# Start of Data shown

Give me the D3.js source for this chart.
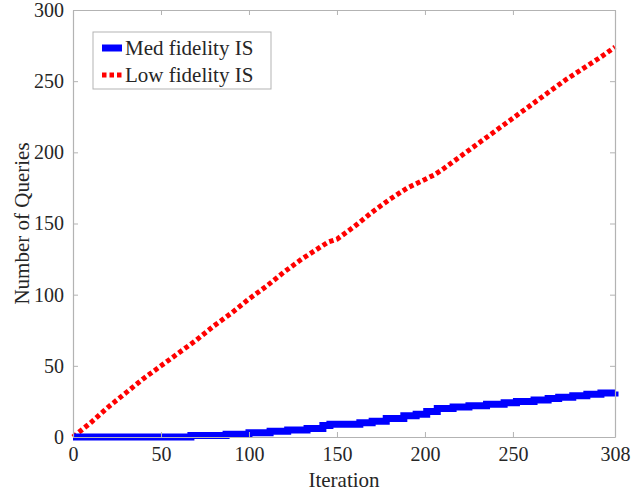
<!DOCTYPE html>
<html>
<head>
<meta charset="utf-8">
<script src="https://cdn.jsdelivr.net/npm/d3@7"></script>
<style>
  html, body { margin: 0; padding: 0; background: #fff; }
  svg { display: block; }
  svg text { font-family: 'Liberation Serif', 'Times New Roman', Times, serif !important; fill: #262626; }
</style>
</head>
<body>
<svg id="chart" width="631" height="492"></svg>
<script>
// Cumulative queries per iteration for each fidelity level
const lowIter   = [0, 10, 20, 30, 40, 50, 60, 70, 80, 90, 100, 110, 120, 130, 140, 145, 150, 160, 170, 180, 190, 200, 205, 210, 220, 230, 240, 250, 260, 270, 280, 290, 300, 308];
const lowValues = [0, 10, 21, 31, 41, 50, 59, 68, 78, 87, 97, 106, 116, 125, 133, 137, 139, 148, 158, 167, 175, 181, 184, 188, 197, 206, 215, 224, 233, 242, 251, 259, 267, 274];

// Medium fidelity counts only change at a few iterations (step function)
const medIter   = [0, 67, 87, 100, 112, 122, 133, 142, 146, 163, 170, 178, 188, 195, 201, 207, 216, 225, 235, 245, 252, 262, 270, 276, 284, 292, 300, 308];
const medValues = [0, 1, 2, 3, 4, 5, 6, 8, 9, 10, 11, 13, 15, 16, 18, 20, 21, 22, 23, 24, 25, 26, 27, 28, 29, 30, 31, 32];

const xTicks = [0, 50, 100, 150, 200, 250, 308];
const yTicks = [0, 50, 100, 150, 200, 250, 300];
const seriesNames = ["Med fidelity IS", "Low fidelity IS"];

const serif = "'Liberation Serif', 'Times New Roman', Times, serif";
const svg = d3.select("#chart");
const m = { left: 73, right: 16, top: 10, bottom: 55 };
const W = 631, H = 492;
const x = d3.scaleLinear().domain([0, 308]).range([m.left, W - m.right]);
const y = d3.scaleLinear().domain([0, 300]).range([H - m.bottom, m.top]);

const axisColor = "#b3b3b3";
const tickLen = 5;

// Series
const lowData = lowIter.map((d, i) => [d, lowValues[i]]);
const medData = medIter.map((d, i) => [d, medValues[i]]);

const plot = svg.append("g");
plot.append("path")
  .datum(lowData)
  .attr("fill", "none")
  .attr("stroke", "#ff0000")
  .attr("stroke-width", 5)
  .attr("stroke-dasharray", "4.5 3")
  .attr("d", d3.line().x(d => x(d[0])).y(d => y(d[1])));

plot.append("path")
  .datum(medData)
  .attr("fill", "none")
  .attr("stroke", "#0000ff")
  .attr("stroke-width", 7)
  .attr("d", d3.line().curve(d3.curveStepAfter).x(d => x(d[0])).y(d => y(d[1])));

// Axes with ticks pointing inward, mirrored on the opposite sides
const xB = svg.append("g").attr("transform", `translate(0,${y(0)})`)
  .call(d3.axisBottom(x).tickValues(xTicks).tickSizeInner(-tickLen).tickSizeOuter(0).tickPadding(10));
const xT = svg.append("g").attr("transform", `translate(0,${y(300)})`)
  .call(d3.axisTop(x).tickValues(xTicks).tickSizeInner(-tickLen).tickSizeOuter(0).tickFormat(""));
const yL = svg.append("g").attr("transform", `translate(${x(0)},0)`)
  .call(d3.axisLeft(y).tickValues(yTicks).tickSizeInner(-tickLen).tickSizeOuter(0).tickPadding(9));
const yR = svg.append("g").attr("transform", `translate(${x(308)},0)`)
  .call(d3.axisRight(y).tickValues(yTicks).tickSizeInner(-tickLen).tickSizeOuter(0).tickFormat(""));

[xB, xT, yL, yR].forEach(g => {
  g.attr("font-family", null);
  g.select(".domain").attr("stroke", axisColor).attr("stroke-width", 1.2);
  g.selectAll(".tick line").attr("stroke", axisColor);
  g.selectAll(".tick text")
    .style("font-family", serif)
    .attr("font-size", 20)
    .attr("fill", "#262626");
});

// Axis labels
svg.append("text")
  .attr("x", (x(0) + x(308)) / 2)
  .attr("y", 487)
  .attr("text-anchor", "middle")
  .style("font-family", serif)
  .attr("font-size", 21)
  .text("Iteration");

svg.append("text")
  .attr("transform", `translate(29,${(y(0) + y(300)) / 2}) rotate(-90)`)
  .attr("text-anchor", "middle")
  .style("font-family", serif)
  .attr("font-size", 21)
  .text("Number of Queries");

// Legend
const lg = svg.append("g").attr("transform", "translate(93,32)");
lg.append("rect")
  .attr("width", 178).attr("height", 57)
  .attr("fill", "#fff")
  .attr("stroke", axisColor).attr("stroke-width", 1);

const legendItems = [
  { name: seriesNames[0], color: "#0000ff", width: 7, dash: null },
  { name: seriesNames[1], color: "#ff0000", width: 5, dash: "4.5 3" }
];
legendItems.forEach((it, i) => {
  const cy = 16 + i * 27;
  lg.append("line")
    .attr("x1", 9).attr("x2", 29).attr("y1", cy).attr("y2", cy)
    .attr("stroke", it.color).attr("stroke-width", it.width)
    .attr("stroke-dasharray", it.dash);
  lg.append("text")
    .attr("x", 32).attr("y", cy + 7)
    .style("font-family", serif)
    .attr("font-size", 21)
    .text(it.name);
});
</script>
</body>
</html>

# End of Data shown

All of the lines above should be printed exactly, minus the pictures.

## Result of this exercise:
Give me the D3.js source for this chart.
<!DOCTYPE html>
<html>
<head>
<meta charset="utf-8">
<script src="https://cdn.jsdelivr.net/npm/d3@7"></script>
<style>
  html, body { margin: 0; padding: 0; background: #fff; }
  svg { display: block; }
  svg text { font-family: 'Liberation Serif', 'Times New Roman', Times, serif !important; fill: #262626; }
</style>
</head>
<body>
<svg id="chart" width="631" height="492"></svg>
<script>
// Cumulative queries per iteration for each fidelity level
const lowIter   = [0, 10, 20, 30, 40, 50, 60, 70, 80, 90, 100, 110, 120, 130, 140, 145, 150, 160, 170, 180, 190, 200, 205, 210, 220, 230, 240, 250, 260, 270, 280, 290, 300, 308];
const lowValues = [0, 10, 21, 31, 41, 50, 59, 68, 78, 87, 97, 106, 116, 125, 133, 137, 139, 148, 158, 167, 175, 181, 184, 188, 197, 206, 215, 224, 233, 242, 251, 259, 267, 274];

// Medium fidelity counts only change at a few iterations (step function)
const medIter   = [0, 67, 87, 100, 112, 122, 133, 142, 146, 163, 170, 178, 188, 195, 201, 207, 216, 225, 235, 245, 252, 262, 270, 276, 284, 292, 300, 308];
const medValues = [0, 1, 2, 3, 4, 5, 6, 8, 9, 10, 11, 13, 15, 16, 18, 20, 21, 22, 23, 24, 25, 26, 27, 28, 29, 30, 31, 32];

const xTicks = [0, 50, 100, 150, 200, 250, 308];
const yTicks = [0, 50, 100, 150, 200, 250, 300];
const seriesNames = ["Med fidelity IS", "Low fidelity IS"];

const serif = "'Liberation Serif', 'Times New Roman', Times, serif";
const svg = d3.select("#chart");
const m = { left: 73, right: 16, top: 10, bottom: 55 };
const W = 631, H = 492;
const x = d3.scaleLinear().domain([0, 308]).range([m.left, W - m.right]);
const y = d3.scaleLinear().domain([0, 300]).range([H - m.bottom, m.top]);

const axisColor = "#b3b3b3";
const tickLen = 5;

// Series
const lowData = lowIter.map((d, i) => [d, lowValues[i]]);
const medData = medIter.map((d, i) => [d, medValues[i]]);

const plot = svg.append("g");
plot.append("path")
  .datum(lowData)
  .attr("fill", "none")
  .attr("stroke", "#ff0000")
  .attr("stroke-width", 5)
  .attr("stroke-dasharray", "4.5 3")
  .attr("d", d3.line().x(d => x(d[0])).y(d => y(d[1])));

plot.append("path")
  .datum(medData)
  .attr("fill", "none")
  .attr("stroke", "#0000ff")
  .attr("stroke-width", 7)
  .attr("d", d3.line().curve(d3.curveStepAfter).x(d => x(d[0])).y(d => y(d[1])));

// Axes with ticks pointing inward, mirrored on the opposite sides
const xB = svg.append("g").attr("transform", `translate(0,${y(0)})`)
  .call(d3.axisBottom(x).tickValues(xTicks).tickSizeInner(-tickLen).tickSizeOuter(0).tickPadding(10));
const xT = svg.append("g").attr("transform", `translate(0,${y(300)})`)
  .call(d3.axisTop(x).tickValues(xTicks).tickSizeInner(-tickLen).tickSizeOuter(0).tickFormat(""));
const yL = svg.append("g").attr("transform", `translate(${x(0)},0)`)
  .call(d3.axisLeft(y).tickValues(yTicks).tickSizeInner(-tickLen).tickSizeOuter(0).tickPadding(9));
const yR = svg.append("g").attr("transform", `translate(${x(308)},0)`)
  .call(d3.axisRight(y).tickValues(yTicks).tickSizeInner(-tickLen).tickSizeOuter(0).tickFormat(""));

[xB, xT, yL, yR].forEach(g => {
  g.attr("font-family", null);
  g.select(".domain").attr("stroke", axisColor).attr("stroke-width", 1.2);
  g.selectAll(".tick line").attr("stroke", axisColor);
  g.selectAll(".tick text")
    .style("font-family", serif)
    .attr("font-size", 20)
    .attr("fill", "#262626");
});

// Axis labels
svg.append("text")
  .attr("x", (x(0) + x(308)) / 2)
  .attr("y", 487)
  .attr("text-anchor", "middle")
  .style("font-family", serif)
  .attr("font-size", 21)
  .text("Iteration");

svg.append("text")
  .attr("transform", `translate(29,${(y(0) + y(300)) / 2}) rotate(-90)`)
  .attr("text-anchor", "middle")
  .style("font-family", serif)
  .attr("font-size", 21)
  .text("Number of Queries");

// Legend
const lg = svg.append("g").attr("transform", "translate(93,32)");
lg.append("rect")
  .attr("width", 178).attr("height", 57)
  .attr("fill", "#fff")
  .attr("stroke", axisColor).attr("stroke-width", 1);

const legendItems = [
  { name: seriesNames[0], color: "#0000ff", width: 7, dash: null },
  { name: seriesNames[1], color: "#ff0000", width: 5, dash: "4.5 3" }
];
legendItems.forEach((it, i) => {
  const cy = 16 + i * 27;
  lg.append("line")
    .attr("x1", 9).attr("x2", 29).attr("y1", cy).attr("y2", cy)
    .attr("stroke", it.color).attr("stroke-width", it.width)
    .attr("stroke-dasharray", it.dash);
  lg.append("text")
    .attr("x", 32).attr("y", cy + 7)
    .style("font-family", serif)
    .attr("font-size", 21)
    .text(it.name);
});
</script>
</body>
</html>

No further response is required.